I remember the priest who taught me that an intellect fully alive is an act of worship.
I remember the mentor who proved that faith does not require the abdication of reason.
I remember the seeker who showed me that asking the hardest questions is often the truest form of fidelity.
As a psychologist, I have spent a lifetime studying the interior landscapes of gifted individuals. Such minds are often burdened by a profound sensitivity and an existential depth that renders them fundamentally misunderstood by the structures around them. Their questions are too vast for narrow frameworks; their struggles are fought in hidden, interior spaces. Society eagerly consumes their brilliance while recoiling from their complexity.
Fr. Galabe was cast in this exact, prophetic mold. His was a holy restlessness—not the petulant rebellion of a dissident, but the unyielding hunger of a soul that refused to mistake the map for the territory. He wanted to know the Living God, not just the institutional consensus.

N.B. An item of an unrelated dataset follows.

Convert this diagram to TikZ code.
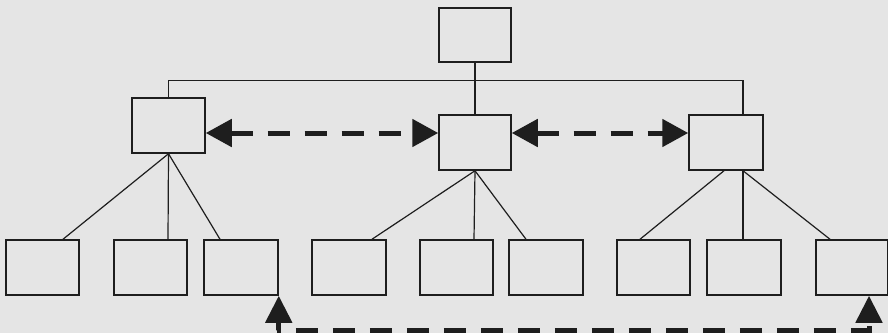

In my own theological writing, I have consistently argued that God is the ultimate Horizon of Truth. If this holds, then every relentless, uncompromising search for truth—no matter how unsettling to the status quo—is an explicit search for the face of God. By that metric, Fr. Galabe's entire life was a singular, prolonged liturgy of seeking. He sought God in the rigorous silence of study, in the brokenness of pastoral accompaniment, in the ink of his essays, and through the crucible of his own unanswered questions.
It is precisely for this reason that the absolute digital and institutional amnesia surrounding his passing is so tragic. Fr. Galabe was not merely a cleric; he was a foundational scholar of our ecclesial history. It breaks my heart to realize that because of the fragile, un-digitized nature of African intellectual archiving in the late twentieth century, much of his written legacy may now sleep in decaying newsprint, inaccessible to the generation that needs it most.
The death of a pastor is a grief; the erasure of his ideas is a systemic tragedy.
Yet, if liberation theology teaches us anything, it is that memory itself can be a locus of resurrection. The ideas we plant in the fertile soil of others become monuments that no institutional silence can tear down. Fr. Galabe altered my mind, and through that alteration, he lives in every word I write, every structure I challenge, and every student I teach.
Perhaps memory itself is a form of resurrection. Perhaps the ideas we plant in others become the most enduring monuments we leave behind. Fr. Galabe influenced me. I know he influenced many others. And so I take comfort in believing that his legacy continues to live in the minds he challenged, the vocations he inspired, the students he taught, the faithful he served, and the conversations he shaped.
The timeless confession of Saint Augustine reclaims him completely: "You have made us for yourself, O Lord, and our hearts are restless until they rest in you."
The long, winding pilgrimage is finally over. The holy restlessness that drove him across congregations, across oceans, and into the deep interior wilderness has found its resolution. The questions that kept him awake in the nights of history have dissolved into the light of the Beatific Vision. The faith he guarded with such intellectual ferocity has finally become sight.
Let it be recorded that Prince Rev. Fr. Michael Evelyn Galabe, CMF—born of the royal bloodline of the Fon of Baligham, pioneer of the Claretian Missionaries in Cameroon, scholar who dared to believe, and priest who dared to think—has returned to the Source of all Truth. May he receive a burial in our hearts worthy of both his royal ancestry and his prophetic priesthood.
The servant has been granted his release. He walks in peace. The Truth he pursued through the twilight of history now stands before him, face-to-face, in the midday of eternity.
May perpetual light shine upon him.
May he rest in peace.
And may his restless, courageous spirit continue to trouble and inspire our complacency for generations to come.